Saturday, May 07, 2011

Tickling the Tiger's Belly

It was probably in my 20s when, in a dream, as I was riding in an open truck cab down a street in the neighborhood, a large wild feline--let's call it a tiger--ran up and leaped upon me. In the next moment, I and the cat had tumbled down out of the truck, the tiger had shrunk into a docile kitten lying on its back, and I was tickling its belly.

I thought of that dream this past Sunday as a volunteer and I plucked garlic mustard weeds out of a wooded slope near Mountain Lakes House. Volunteers have been pulling garlic mustard there for years now before the invasive plant has a chance to go to seed, and as the soil's reserve of weed seeds diminishes, our work has become progressively lighter. This year the pulling was easy, the soil soft from rains, the weeds scattered and few, which meant more attention could be paid to the peaceful spring morning, and the native diversity springing up all around--Pennsylvania sedge, solomon's seal, Jack-in-the-pulpit.

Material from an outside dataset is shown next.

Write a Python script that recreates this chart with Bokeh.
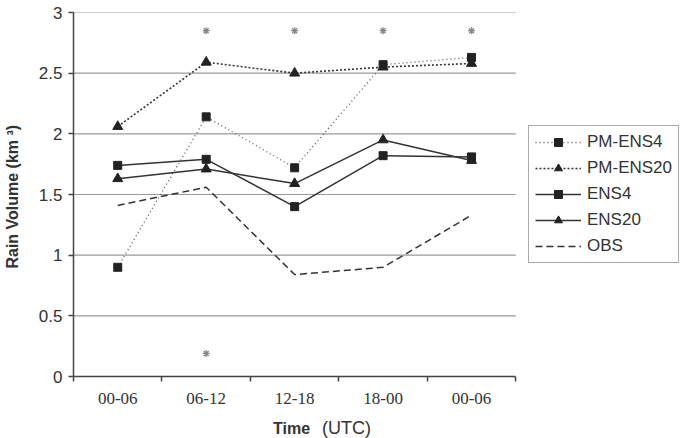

In a world often short on sense, with so much of nature thrown out of balance, I tend to look upon a rich gathering of native species as a refuge of sanity. What a pleasure to feel time echoing through that woods, our work made easy by those who had come before, surrounded by plant species that had achieved balanced association over millennia of co-evolution. This is a habitat restorationist's dream--a wild order relieved of past traumas, where the riches of a land's history speak to the future, and nature calls out for nothing more than a scratch on its belly.